After he graduated, Sha kept in contact with Mrs Jiang. Whenever he was in Nanjing on business or private travel, he always paid visits to Mrs Jiang. In 2003 when Sha was working in Switzerland, he invited Mrs. Jiang to have a tour of the country.

 

Family life

 

Like thousands of other ordinary people, Sha plays the part of a son, a brother, a husband, a father, and so much more in his family. However, it is difficult to find time for his family because of his career.

 

Sha’s mother passed away in 2000. She called Sha one week before her death. Sha only answered a few words before hung up because he was attending an international conference. When Sha heard the news of his mother’s death one week later, he was terribly upset. Sha Yiying, his younger sister, said, “My brother spread a straw mat in the room where our mother’s body was kept and he stayed in that room for three days.”

 

Compared to his four siblings, Sha is the only child to have gone to high school and college, because their parents couldn’t afford to education of all the children.

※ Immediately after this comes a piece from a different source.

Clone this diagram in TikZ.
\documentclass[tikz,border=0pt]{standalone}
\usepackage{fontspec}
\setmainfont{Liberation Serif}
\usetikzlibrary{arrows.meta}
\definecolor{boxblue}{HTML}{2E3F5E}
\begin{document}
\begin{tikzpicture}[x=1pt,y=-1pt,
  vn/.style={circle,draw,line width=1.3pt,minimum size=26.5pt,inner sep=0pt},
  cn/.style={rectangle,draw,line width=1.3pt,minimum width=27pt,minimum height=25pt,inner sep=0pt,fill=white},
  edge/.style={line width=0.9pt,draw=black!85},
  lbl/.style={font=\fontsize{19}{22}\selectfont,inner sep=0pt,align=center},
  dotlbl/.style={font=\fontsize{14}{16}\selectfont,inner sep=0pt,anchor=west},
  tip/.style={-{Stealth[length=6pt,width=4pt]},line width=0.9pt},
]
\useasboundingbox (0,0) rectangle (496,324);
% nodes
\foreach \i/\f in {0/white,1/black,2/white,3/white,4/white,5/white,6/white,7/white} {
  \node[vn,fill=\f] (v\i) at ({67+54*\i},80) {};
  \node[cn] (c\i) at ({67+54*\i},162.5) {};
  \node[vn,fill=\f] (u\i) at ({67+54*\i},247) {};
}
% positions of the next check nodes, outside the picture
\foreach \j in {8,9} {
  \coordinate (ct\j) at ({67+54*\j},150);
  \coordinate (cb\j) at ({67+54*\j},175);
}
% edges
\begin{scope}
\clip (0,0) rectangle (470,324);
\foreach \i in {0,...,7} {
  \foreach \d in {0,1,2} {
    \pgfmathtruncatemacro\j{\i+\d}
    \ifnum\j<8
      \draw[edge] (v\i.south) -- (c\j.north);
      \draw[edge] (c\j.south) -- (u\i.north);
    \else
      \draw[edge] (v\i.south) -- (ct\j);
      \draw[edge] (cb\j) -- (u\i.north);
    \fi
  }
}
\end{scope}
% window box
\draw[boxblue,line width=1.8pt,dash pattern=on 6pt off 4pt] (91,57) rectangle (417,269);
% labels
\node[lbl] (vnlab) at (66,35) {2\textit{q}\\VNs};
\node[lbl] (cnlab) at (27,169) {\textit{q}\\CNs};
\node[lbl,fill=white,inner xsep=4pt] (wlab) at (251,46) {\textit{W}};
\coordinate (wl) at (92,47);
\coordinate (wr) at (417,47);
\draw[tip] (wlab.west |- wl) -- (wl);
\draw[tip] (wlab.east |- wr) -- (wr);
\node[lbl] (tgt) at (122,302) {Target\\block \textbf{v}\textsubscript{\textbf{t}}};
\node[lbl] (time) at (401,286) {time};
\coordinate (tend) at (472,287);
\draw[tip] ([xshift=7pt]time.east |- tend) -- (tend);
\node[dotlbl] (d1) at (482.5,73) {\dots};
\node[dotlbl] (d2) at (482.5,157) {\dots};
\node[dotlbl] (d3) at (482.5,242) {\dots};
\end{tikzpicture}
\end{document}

Sha’s younger siblings are still living in Yixing, working as farmers or fruit paddlers. But they are all leading happy and self-satisfactory lives thanks to their own efforts.

 

Sha now lives in a “diplomatic family” because his wife and son are also engaged in China’s foreign affairs in the MFA. In the eyes of outsiders, this is an enviable family, but Sha described it a “broken” one.

 

In 1973, right after his marriage to wife Liu Jinfeng, Sha was dispatched to China’s embassy in Sri Lanka as an interpreter and stayed there for seven years. In 1997, after Sha came back from abroad to hold the post of director-general of the Department of Arms Control of MFA, his wife was sent to China’s embassy in India for an eight-year mission. They have only spent half of their 34-year marriage living together.

 

A “chivalrous” diplomat

 

Being a diplomat, Sha has acted as a man of justice just like characters in the martial arts novels that he liked to read when he was in high school. Sha’s hard-line remarks for the sake of the country’s interests always leave a deep impression on global media. During an interview by a BBC radio program in 2006, he told the United States to "shut up and keep quiet" in the context that the US reproached China’s growing military spending. The remark in no uncertain terms caused a shock in the US media. Many insiders thought it would end up an “event” in Sino-US diplomatic relations. However, American diplomats took it in stride because they know Sha’s character very well and they call it “Sha’s Style.”

 

Sha said in a speech, “Chivalry and justice of personal character should be reflected in diplomatic works. Diplomats of country as big as China should uphold justice on the international stage where unfairness does exit sometimes. If no one does that, harmful trends and sinister practices will dominate international relationships. This is by no means permitted.”

 

It has not been an easy journey for Sha, as he recalls, “My 37-year diplomatic career didn’t run smoothly. My character determines I have to meet many setbacks in my life. I like to express my own opinion straightforwardly and never please others’ thoughts.” Nonetheless, his classmate Cai Jinxiu said, “Sha’s current life is really a miracle considering his character of being extremely frank.”

 

Sha Zukang styled himself a “farmer diplomat.” He often said to his friends that when he retires he would settle in his hometown to spend his old age being a farmer.